1935 Gibson Jumbo 

An absolutely incredible find, this 1935 Gibson Jumbo came to us from the family of the original local owner. It is about as perfect and clean as a vintage guitar can be, 100% original, and has just had its neck carefully reset by Folkway’s own, Mark Stutman.

The Jumbo was introduced in 1934 and has the distinction of being Gibson’s very first Jumbo-sized flat-top Spanish model. It was the forbearer of the J-35, J-45, and every other slope-shouldered Dreadnought that followed. To say that the Gibson Jumbo is an historically important model is a huge understatement; and this example is, without any exaggeration, among the finest of its kind in existence.

The Jumbo was a fairly expensive model upon its release at the depths of the Great Depression. At $60, the Jumbo was a lot of money for most people (an L-00’s $27.50, by comparison), and sales were sluggish. As such, Gibson simplified the guitar’s appointments in 1936 and settled upon what became the J-35, which was accordingly priced at $35.

The Jumbo was designed with certain unique features that make them quite unique among slope-shouldered dreadnoughts. The body depth was almost untapered from the endpin to the neck heel, which adds considerable air-volume to the guitar and, by extension, more bass. In order to make the guitar’s bass less overwhelming, the soundhole size was reduced by ¼” to 3-3/4”, and the top was braced with three tonebars rather than two. Most Jumbos were built with tops that measure thinner than J-35 spec, which, in combination with the stiffer bracing, results in a guitar that can really be thought of as a really big L-00. The mids and trebles are thick, forward, and round; there is huge headroom, and the bass is there to support all the strength and power the guitar has to offer. If you’re lucky enough to play a Jumbo that’s not been heinously repaired, you’ll likely discover that there’s no better flatpicker in Gibson’s model history. Sadly, there are so few Jumbos remaining today that most who read this post won’t get a chance to experience one of these incredible guitars first-hand.

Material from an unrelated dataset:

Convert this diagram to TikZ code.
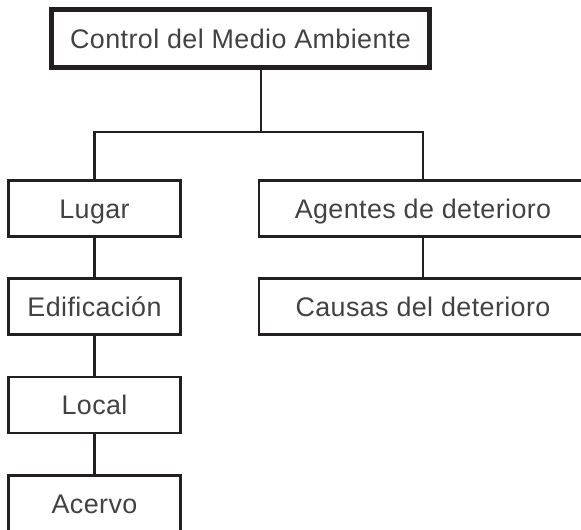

This example is in near-perfect condition. Playwear is limited to light string grooves on the first three frets and capo wear on the back of the same part of the neck. The only crack is at the inner pickguard margin, and there is a 1” back seam separation that has been glued. The neck has been reset and the bone saddle is a look-alike replacement of the original, which was cut low; but the bridge, pins, bridge plate, bracing, nut, frets, and all the finish are factory stock and are without repairs or modifications. It’s a seriously clean guitar. Original Grover G-98 tuners, original rope strap, endpin, and ‘Challenge’ case, too.

Spruce top, mahogany back and sides, mahogany neck with bound rosewood fretboard and inlaid pearl dots. Bone nut, nickel tuners, pearl headstock logo. Small rectangle bridge with factory original bridge bolts and pearl dots, firestripe pickguard. Bound top and back, sunburst lacquer to all surfaces.

The body is 16” wide with depth that tapers from 4-1/2” to 4-3/16. 3-3/4” soundhole diameter. V-shaped neck with 1-3/4” nut, 24.75” scale, and 2-3/8” string spacing at the saddle. Neck depth measures .968” at the 1st fret and 1.065” at the 9th. Set up with Darco 12s and an action of 5-6 64ths. The original frets are untouched.